Being on vacation when the announcement of the winners went out means that I'm about to a late start. But on the other hand that alows me to start with fresh energy into this design challenge...

In contrast to the last one, this time the focus will be more on the software side of things.. So lets start with what I intend to work on:

My journey into home automation, smart home and whats now known as the Internet of things started already several years ago. When we moved into our new house, one of the questions that regularly came up was "we want to leave - did we forget to close one of windows?". So I wanted to have a central place to look this up. Together with the need to have a (central) overview about all the appointments of a given day, tasks to do this lead me into my first project - "The Wall" (see It started as project for the NXP mbed design contest. Unfortunately it proved to be unstable, and one of the APIs I used back then was discontinued - that meant it did never go into production. To solve at least the "family information" problem, I just mounted an Android tablet onto our kitchen wall, where it now serves as information central (appointments, tasks, weather, tram schedule and the occasional Google lookup during dinner).

But this did not solve the 'Smart home' problem. I still didn't know whether the windows are open or not (and installing sensors throughout the house scared me off - laying so many cables has a really low wife-acceptance-factor). But an incident we had a while ago led me to another project. When we where away for our skiing vacation, our heating system stopped working while there were -20°C outside, and our house nearly froze down (we came back when it was at about 1°C), and nothing broke. To have better chance at handling this situation better in the future (its difficult to ensure it won't fail again, since the culprit most likely was fluctuations in the gas line) I started a project to monitor to temperature online: . This allows me to see any problems and have somebody handling them even while being on vacation.

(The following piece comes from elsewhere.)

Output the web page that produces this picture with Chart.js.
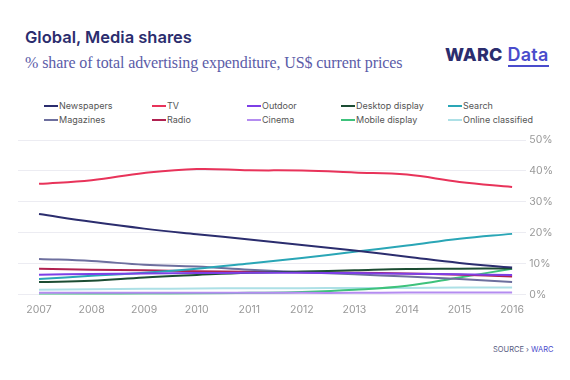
<!DOCTYPE html>
<html>
<head>
<meta charset="utf-8">
<script src="https://cdn.jsdelivr.net/npm/chart.js@4"></script>
<style>
  body { margin: 0; background: #fff; }
  #wrap { position: relative; width: 570px; height: 380px; overflow: hidden; font-family: Inter, sans-serif; }
  #title { position: absolute; left: 25px; top: 27px; font-size: 16.5px; font-weight: 600; color: #2b2d6e; }
  #sub { position: absolute; left: 25px; top: 54px; font-family: "Liberation Serif", serif; font-size: 16px; color: #5b5ca8; letter-spacing: -0.1px; }
  #logo { position: absolute; left: 445px; top: 44px; font-size: 18px; font-weight: 800; color: #2b2d6e; letter-spacing: 0.2px; }
  #logo span { color: #4a4ccc; font-weight: 600; margin-left: 5px; border-bottom: 2px solid #4a4ccc; }
  #legend { position: absolute; left: 0; top: 100px; width: 570px; height: 30px; }
  .li { position: absolute; font-size: 9px; color: #555; white-space: nowrap; line-height: 12px; }
  .li i { display: inline-block; width: 14px; height: 2px; vertical-align: middle; margin-right: 1px; position: relative; top: -1px; }
  #source { position: absolute; left: 493px; top: 345px; font-size: 7.5px; color: #555a80; }
  #source b { font-weight: 400; color: #4a4ccc; }
  #c { position: absolute; left: 0; top: 128px; }
</style>
</head>
<body>
<div id="wrap">
  <div id="title">Global, Media shares</div>
  <div id="sub">% share of total advertising expenditure, US$ current prices</div>
  <div id="logo">WARC<span>Data</span></div>
  <div id="legend"></div>
  <canvas id="c" width="570" height="189"></canvas>
  <div id="source">SOURCE › <b>WARC</b></div>
</div>
<script>
const years = [2007, 2008, 2009, 2010, 2011, 2012, 2013, 2014, 2015, 2016]
const yTicks = [0, 10, 20, 30, 40, 50]

const newspapers = [26, 23.5, 21.3, 19.5, 17.8, 16, 14.2, 12.2, 10.2, 8.7]
const tv = [35.8, 37, 39.3, 40.6, 40.2, 40.1, 39.5, 38.8, 36.4, 34.8]
const outdoor = [6.4, 6.6, 6.8, 6.9, 7, 7, 6.9, 6.7, 6.5, 6.3]
const desktop = [4, 4.4, 5.5, 6.3, 7, 7.4, 7.8, 8.2, 8.3, 8.4]
const search = [5, 6, 7, 8.3, 10, 11.8, 13.8, 15.8, 18, 19.6]
const magazines = [11.5, 10.8, 9.6, 9, 8, 7.2, 6.5, 5.8, 5, 4]
const radio = [8.3, 8, 7.8, 7.5, 7.3, 7.2, 7, 6.8, 6.4, 5.8]
const cinema = [0.5, 0.5, 0.5, 0.5, 0.5, 0.5, 0.5, 0.6, 0.6, 0.6]
const mobile = [0, 0.1, 0.2, 0.3, 0.5, 0.8, 1.5, 2.8, 5.5, 8.3]
const classified = [1.5, 1.7, 1.8, 1.9, 2, 2, 2.1, 2.1, 2.2, 2.2]

// legend columns, row 1 then row 2
const legendX = [44, 152, 247, 341, 448]

function series(label, values, color) {
    return {
        label: label,
        data: values.map((v, i) => ({ x: years[i], y: v })),
        borderColor: color,
        backgroundColor: color,
        borderWidth: 2,
        pointRadius: 0,
        tension: 0.4,
        fill: false
    }
}

const datasets = [
    series('Newspapers', newspapers, '#2b2d6e'),
    series('TV', tv, '#e8335a'),
    series('Outdoor', outdoor, '#7d3fe6'),
    series('Desktop display', desktop, '#1c4d33'),
    series('Search', search, '#2aa6b6'),
    series('Magazines', magazines, '#6d6f9e'),
    series('Radio', radio, '#b02150'),
    series('Cinema', cinema, '#b48cf0'),
    series('Mobile display', mobile, '#3ec27c'),
    series('Online classified', classified, '#ade0e6')
]

// first series on top
const drawOrder = datasets.map((d, i) => Object.assign({}, d, { order: i }))

let chart = new Chart(document.getElementById('c'), {
    type: 'line',
    data: { datasets: drawOrder },
    options: {
        responsive: false,
        animation: false,
        layout: { padding: { left: 18, right: 14, top: 12, bottom: 0 } },
        plugins: { legend: { display: false }, tooltip: { enabled: false } },
        scales: {
            x: {
                type: 'linear',
                min: 2006.6,
                max: 2016.27,
                afterBuildTicks: (axis) => { axis.ticks = years.map(v => ({ value: v })) },
                grid: { display: false },
                border: { display: false },
                ticks: {
                    color: '#999',
                    font: { family: 'Inter', size: 10.5 },
                    padding: 1,
                    callback: (v) => String(v)
                }
            },
            y: {
                position: 'right',
                min: 0,
                max: 50,
                afterBuildTicks: (axis) => { axis.ticks = yTicks.map(v => ({ value: v })) },
                grid: { color: '#ececf2', lineWidth: 1, drawTicks: false },
                border: { display: false },
                ticks: {
                    color: '#999',
                    font: { family: 'Inter', size: 10.5 },
                    padding: 3,
                    callback: (v) => v + '%'
                }
            }
        }
    }
})

// html legend from the chart's datasets
const leg = document.getElementById('legend')
datasets.forEach((d, i) => {
    const el = document.createElement('div')
    el.className = 'li'
    el.style.left = legendX[i % 5] + 'px'
    el.style.top = (i < 5 ? 0 : 14) + 'px'
    el.innerHTML = '<i style="background:' + d.borderColor + '"></i>' + d.label
    leg.appendChild(el)
})
</script>
</body>
</html>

So this was another step down the road to a more intelligent home - but I still didn't solve the original problem. I still check the windows before leaving the house...

So this challenge will be the next step to move towards a smarter home. I would like to use the EnOcean reed switch sensors to monitor the most important (if not all) windows in our house to detect which ones are open (so I will probably use the budget to buy a whole lot of them). Two features are important for me: first, they are wireless so no cables are needed (this increases the Waf). Second, they run with energy harvesting,so I never have to change batteries another bonus point. So they are whats needed to equip a whole house with sensors.

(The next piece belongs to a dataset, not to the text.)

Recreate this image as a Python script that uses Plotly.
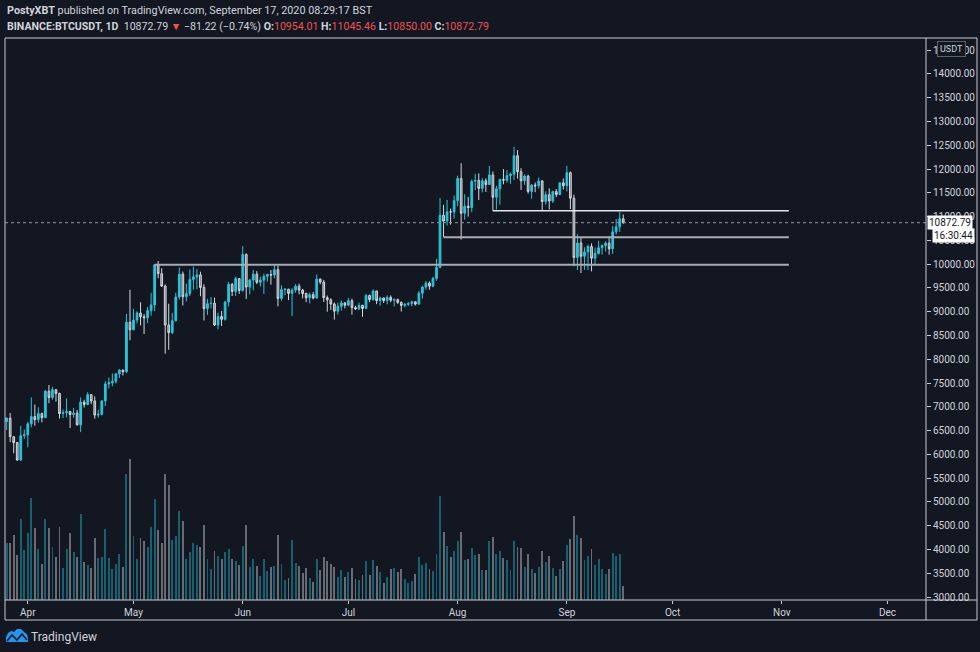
import pandas as pd
import plotly.graph_objects as go

# ---------------- data ----------------
start_date = "2020-03-26"
end_date = "2020-09-17"

opens = [6690, 6759, 6372, 6250, 5881, 6394,
         6410, 6642, 6794, 6734, 6857, 6772, 7329, 7197, 7361, 7283, 6858, 6876, 6903, 6838, 6868,
         6621, 7100, 7047, 7257, 7123, 6826, 6842, 7125, 7482, 7505, 7538, 7693, 7774, 7738, 8778,
         8620, 8826, 8972, 8894, 8873, 9022, 9143, 9986, 9800, 9539, 8722, 8561, 8810, 9309, 9791,
         9316, 9381, 9680, 9733, 9775, 9511, 9068, 9170, 9179, 8720, 8900, 8841, 9204, 9575, 9427, 9697,
         9448, 10202, 9518, 9666, 9789, 9621, 9666, 9746, 9782, 9772, 9885, 9280, 9465, 9474, 9386,
         9454, 9538, 9456, 9384, 9294, 9358, 9288, 9686, 9624, 9296, 9249, 9162, 9012, 9117, 9185,
         9138, 9232, 9086, 9058, 9135, 9069, 9342, 9257, 9437, 9235, 9288, 9234, 9303, 9242, 9255,
         9197, 9133, 9154, 9170, 9208, 9160, 9390, 9518, 9603, 9538, 9700, 9931, 11029, 10906, 11100, 11099,
         11335, 11801, 11071, 11219, 11191, 11744, 11762, 11594, 11754, 11675, 11878, 11410, 11584, 11780, 11767,
         11865, 11892, 12281, 11945, 11754, 11853, 11531, 11662, 11648, 11750, 11318, 11462, 11330, 11526, 11465, 11711,
         11650, 11924, 11388, 10141, 10446, 10166, 10257, 10373, 10126, 10224, 10345, 10392, 10442, 10324, 10680,
         10786, 10954.01]

highs = [6780, 6870, 6372, 6258, 6599, 6523,
         6679, 7198, 7048, 6990, 6878, 7355, 7459, 7420, 7370, 7295, 6944, 7177, 6903, 6978, 6933,
         7198, 7150, 7308, 7257, 7220, 6940, 7145, 7540, 7615, 7700, 7710, 7792, 7780, 8952, 9460,
         9059, 9010, 9200, 8950, 9100, 9395, 9990, 10067, 9914, 9574, 9168, 8978, 9398, 9930, 9845,
         9588, 9888, 9950, 9897, 9842, 9578, 9271, 9307, 9298, 8979, 9017, 9225, 9625, 9605, 9740, 9700,
         10380, 10228, 9690, 9881, 9854, 9735, 9802, 9800, 9877, 9992, 9964, 9557, 9494, 9480, 9494,
         9579, 9589, 9480, 9400, 9400, 9414, 9783, 9700, 9670, 9340, 9284, 9196, 9191, 9238, 9200,
         9292, 9274, 9125, 9190, 9145, 9375, 9360, 9470, 9440, 9317, 9298, 9345, 9343, 9279, 9275,
         9214, 9186, 9200, 9232, 9221, 9437, 9544, 9646, 9637, 9732, 10111, 11394, 11250, 11350, 11169, 11444,
         11861, 12123, 11473, 11414, 11780, 11900, 11909, 11808, 11806, 12065, 11950, 11650, 11800, 12000, 11979,
         11925, 12468, 12400, 12020, 11888, 11878, 11686, 11718, 11824, 11768, 11530, 11595, 11545, 11580, 11719, 11800,
         12067, 11950, 11462, 10627, 10565, 10355, 10410, 10438, 10350, 10492, 10412, 10482, 10578, 10800, 10950,
         11100, 11045.46]

lows = [6510, 6256, 6024, 5866, 5857, 6321,
        6150, 6570, 6603, 6666, 6674, 6765, 7077, 7150, 7111, 6754, 6765, 6780, 6555, 6773, 6605,
        6468, 6985, 7034, 7055, 6751, 6770, 6818, 7020, 7388, 7431, 7490, 7606, 7660, 7710, 8401,
        8613, 8753, 8712, 8531, 8760, 8918, 9011, 9705, 9520, 8117, 8200, 8528, 8800, 9256, 9130,
        9220, 9329, 9464, 9474, 9326, 8815, 8933, 9070, 8700, 8632, 8700, 8811, 9110, 9330, 9331, 9374,
        9421, 9266, 9365, 9450, 9581, 9531, 9372, 9633, 9570, 9704, 9113, 9232, 9351, 9245, 8910,
        9400, 9366, 9281, 9200, 9175, 9260, 9277, 9577, 9205, 9000, 9037, 8833, 8940, 9024, 9070,
        9118, 8939, 9037, 9040, 8893, 9055, 9203, 9231, 9160, 9125, 9186, 9157, 9200, 9113, 9165,
        9005, 9089, 9121, 9115, 9131, 9150, 9277, 9463, 9463, 9513, 9650, 9917, 10565, 10812, 10831, 10960,
        11220, 10518, 10936, 11000, 11093, 11562, 11351, 11512, 11521, 11666, 11125, 11150, 11250, 11680, 11715,
        11690, 11770, 11800, 11561, 11668, 11485, 11376, 11514, 11590, 11117, 11250, 11152, 11288, 11410, 11460, 11570,
        11530, 11160, 9960, 9875, 9813, 9882, 9875, 9850, 9992, 10200, 10200, 10266, 10200, 10216, 10625,
        10680, 10850.00]

closes = [6759, 6372, 6250, 5881, 6394, 6410,
          6642, 6794, 6734, 6857, 6772, 7329, 7197, 7361, 7283, 6858, 6876, 6903, 6838, 6868, 6621,
          7100, 7047, 7257, 7123, 6826, 6842, 7125, 7482, 7505, 7538, 7693, 7774, 7738, 8778, 8620,
          8826, 8972, 8894, 8873, 9022, 9143, 9986, 9800, 9539, 8722, 8561, 8810, 9309, 9791, 9316,
          9381, 9680, 9733, 9775, 9511, 9068, 9170, 9179, 8720, 8900, 8841, 9204, 9575, 9427, 9697, 9448,
          10202, 9518, 9666, 9789, 9621, 9666, 9746, 9782, 9772, 9885, 9280, 9465, 9474, 9386, 9454,
          9538, 9456, 9384, 9294, 9358, 9288, 9686, 9624, 9296, 9249, 9162, 9012, 9117, 9185, 9138,
          9232, 9086, 9058, 9135, 9069, 9342, 9257, 9437, 9235, 9288, 9234, 9303, 9242, 9255, 9197,
          9133, 9154, 9170, 9208, 9160, 9390, 9518, 9603, 9538, 9700, 9931, 11029, 10906, 11100, 11099, 11335,
          11801, 11071, 11219, 11191, 11744, 11762, 11594, 11754, 11675, 11878, 11410, 11584, 11780, 11767, 11865,
          11892, 12281, 11945, 11754, 11853, 11531, 11662, 11648, 11750, 11318, 11462, 11330, 11526, 11465, 11711, 11650,
          11924, 11388, 10141, 10446, 10166, 10257, 10373, 10126, 10224, 10345, 10392, 10442, 10324, 10680, 10786,
          10954, 10872.79]

# volume, thousands of BTC
volumes = [85.8, 85.8, 96.8, 66.8, 121.8, 75.3, 100.8, 153.3, 107.7, 76.8,
           53.3, 121.8, 107.3, 78.8, 64.2, 108.8, 48.3, 76.8, 99.8, 71.7,
           63.8, 128.3, 56.7, 51.8, 48.3, 93.3, 62.7, 63.8, 106.8, 62.7,
           45.8, 53.3, 68.3, 48.8, 188.3, 210.8, 95.3, 61.8, 93.3, 87.8,
           79.8, 109.8, 151.8, 104.3, 85.2, 188.3, 172.8, 89.3, 95.3, 133.8,
           118.8, 61.8, 71.7, 85.2, 81.8, 78.8, 112.8, 61.8, 46.2, 73.2,
           65.3, 60.8, 71.7, 76.8, 60.8, 58.2, 51.8, 80.3, 112.8, 48.8,
           60.8, 50.7, 35.3, 60.8, 42.8, 48.8, 50.3, 97.8, 53.3, 30.3,
           32.7, 89.3, 55.2, 51.3, 40.2, 48.3, 32.7, 26.3, 60.8, 44.3,
           64.2, 58.8, 53.3, 48.8, 33.8, 45.3, 34.2, 41.3, 48.3, 31.8,
           29.3, 36.8, 57.8, 37.2, 59.3, 51.3, 41.3, 25.2, 33.8, 45.8,
           48.3, 41.7, 46.2, 30.8, 25.2, 28.2, 38.3, 63.8, 51.8, 54.8,
           46.8, 43.2, 68.3, 155.3, 101.3, 80.3, 63.8, 73.2, 88.8, 101.3,
           59.3, 61.8, 78.3, 66.8, 68.7, 44.3, 44.3, 87.8, 94.2, 68.3,
           73.2, 63.3, 59.3, 44.3, 87.8, 78.8, 77.3, 48.8, 68.3, 45.8,
           40.8, 48.8, 72.8, 56.7, 66.3, 48.3, 35.3, 45.8, 58.8, 81.8,
           90.8, 126.3, 96.8, 93.3, 59.3, 65.3, 76.8, 51.8, 61.2, 46.8,
           38.3, 46.8, 70.2, 65.3, 68.3, 20.3]

# horizontal levels drawn on the chart: (start date, price)
level_starts = ["2020-08-11", "2020-07-28", "2020-05-07"]
level_prices = [11125, 10565, 9990]
level_end = "2020-11-03"

last_price = 10872.79
y_ticks = list(range(3000, 15000, 500))

dates = pd.date_range(start_date, end_date, freq="D")

# ---------------- styling helpers ----------------
BG = "#131722"
W, H = 980, 652
L, R, T, B = 5, 926, 38, 600
FONT = "Roboto"


def px(x):
    return (x - L) / (R - L)


def py(y):
    return (B - y) / (B - T)


UP = "#26c6da"
DOWN_LINE = "#d6d8de"
DOWN_FILL = "#7b7e88"
vol_colors = ["#17606f" if c >= o else "#686b74" for o, c in zip(opens, closes)]

fig = go.Figure()

fig.add_trace(go.Bar(
    x=dates, y=volumes, yaxis="y2",
    marker=dict(color=vol_colors, line=dict(width=0)),
    width=0.26 * 86400000, hoverinfo="skip", showlegend=False,
))

fig.add_trace(go.Candlestick(
    x=dates, open=opens, high=highs, low=lows, close=closes,
    increasing=dict(line=dict(color=UP, width=1), fillcolor=UP),
    decreasing=dict(line=dict(color=DOWN_LINE, width=1), fillcolor=DOWN_FILL),
    whiskerwidth=0, showlegend=False, hoverinfo="skip",
))

shapes = []
# level lines
level_styles = [("#e4e6eb", 1.5), ("#a9acb4", 2), ("#a9acb4", 2)]
for (s, p), (col, w) in zip(zip(level_starts, level_prices), level_styles):
    shapes.append(dict(type="line", xref="x", yref="y", x0=s, x1=level_end, y0=p, y1=p,
                       line=dict(color=col, width=w), layer="above"))
# last-price dotted line
shapes.append(dict(type="line", xref="paper", yref="y", x0=0, x1=1, y0=last_price, y1=last_price,
                   line=dict(color="#9598a1", width=1, dash="dot"), layer="above"))
# frame
FR = "#c9cbd1"
frame = [
    (L, T, 977, T), (L, T, L, 620), (977, T, 977, 620), (L, 620, 977, 620),
    (L, B, 977, B), (R, T, R, 620),
]
for x0, y0, x1, y1 in frame:
    shapes.append(dict(type="line", xref="paper", yref="paper", x0=px(x0), y0=py(y0),
                       x1=px(x1), y1=py(y1), line=dict(color=FR, width=1), layer="above"))


def path(points, close=True):
    s = "M" + " L".join(f"{px(a):.5f},{py(b):.5f}" for a, b in points)
    return s + (" Z" if close else "")


# TradingView logo (simple approximation)
logo = [(6, 642), (6, 637), (8, 633), (11, 631), (14, 632), (17, 629), (21, 629), (24, 632),
        (27, 634), (28, 638), (28, 642)]
shapes.append(dict(type="path", xref="paper", yref="paper", path=path(logo),
                   fillcolor="#2196f3", line=dict(width=0), layer="above"))
zig = [(7, 641), (12, 635), (17, 640), (22, 634), (27, 640)]
shapes.append(dict(type="path", xref="paper", yref="paper", path=path(zig, close=False),
                   line=dict(color=BG, width=1.6), layer="above"))

RED = "#ef5350"
TXT = "#d1d4dc"
annotations = [
    dict(xref="paper", yref="paper", x=px(5), y=py(11), xanchor="left", yanchor="middle",
         text="<b>PostyXBT</b> published on TradingView.com, September 17, 2020 08:29:17 BST",
         showarrow=False, font=dict(size=10.8, color=TXT, family=FONT)),
    dict(xref="paper", yref="paper", x=px(5), y=py(27), xanchor="left", yanchor="middle",
         text=("<b>BINANCE:BTCUSDT, 1D</b>  10872.79 <span style='color:%s'>▼</span> −81.22 (−0.74%%) "
               "<b>O:</b><span style='color:%s'>10954.01</span> <b>H:</b><span style='color:%s'>11045.46</span> "
               "<b>L:</b><span style='color:%s'>10850.00</span> <b>C:</b><span style='color:%s'>10872.79</span>")
         % (RED, RED, RED, RED, RED),
         showarrow=False, font=dict(size=10.6, color=TXT, family=FONT)),
    dict(xref="paper", yref="paper", x=px(29), y=py(637), xanchor="left", yanchor="middle",
         text="TradingView", showarrow=False, font=dict(size=12, color=TXT, family=FONT)),
    # price axis labels
    dict(xref="paper", yref="y", x=px(927), y=last_price, xanchor="left", yanchor="middle",
         text="10872.79", showarrow=False, bgcolor="#ffffff", borderpad=1,
         font=dict(size=10, color=BG, family=FONT)),
    dict(xref="paper", yref="paper", x=px(932), y=py(235), xanchor="left", yanchor="middle",
         text="16:30:44", showarrow=False, bgcolor="#ffffff", borderpad=1,
         font=dict(size=10, color=BG, family=FONT)),
    dict(xref="paper", yref="paper", x=px(951), y=py(49), xanchor="center", yanchor="middle",
         text="USDT", showarrow=False, bgcolor=BG, bordercolor="#5d606b", borderwidth=1, borderpad=2,
         font=dict(size=9, color=TXT, family=FONT)),
]

fig.update_layout(
    width=W, height=H, autosize=False,
    margin=dict(l=L, r=W - R, t=T, b=H - B, pad=0),
    paper_bgcolor=BG, plot_bgcolor=BG,
    showlegend=False, hovermode=False,
    shapes=shapes, annotations=annotations,
    bargap=0,
    xaxis=dict(
        type="date", range=["2020-03-25 12:43", "2020-12-11 22:19"],
        rangeslider=dict(visible=False),
        showgrid=False, zeroline=False, showline=False,
        dtick="M1", tick0="2020-04-01", tickformat="%b",
        ticks="outside", ticklen=3, tickcolor=FR,
        tickfont=dict(size=10, color=TXT, family=FONT),
    ),
    yaxis=dict(
        side="right", range=[2937, 14757],
        tickvals=y_ticks, ticktext=[f"{v:.2f}" for v in y_ticks],
        showgrid=False, zeroline=False, showline=False,
        ticks="outside", ticklen=4, tickcolor=FR,
        tickfont=dict(size=10, color=TXT, family=FONT),
    ),
    yaxis2=dict(overlaying="y", range=[0, 843], visible=False, showgrid=False),
)

fig.write_html("out.html", config={"displayModeBar": False},
               post_script="document.body.style.margin='0px';")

The RaspBerry Pi should serve as a middle-man between the sensors and the tablet. Since I want to have a very special view of the sensor data (just a quick glance whether there are any windows open) which should be shown as widget on the home screen, I need to investigate my options. Maybe I can use the OpenHAB Android software directly, maybe I can use OpenHAB as middle-ware. If not, I will use the EnOcean SDK to write my own software running on the RasPi.

So the next steps will be to get everything running for some first tests - fortunately there are already some excellent blog posts about that. Having that done I need to do some range tests to determine whether I can use a central EnOcean receiver or need multiple ones.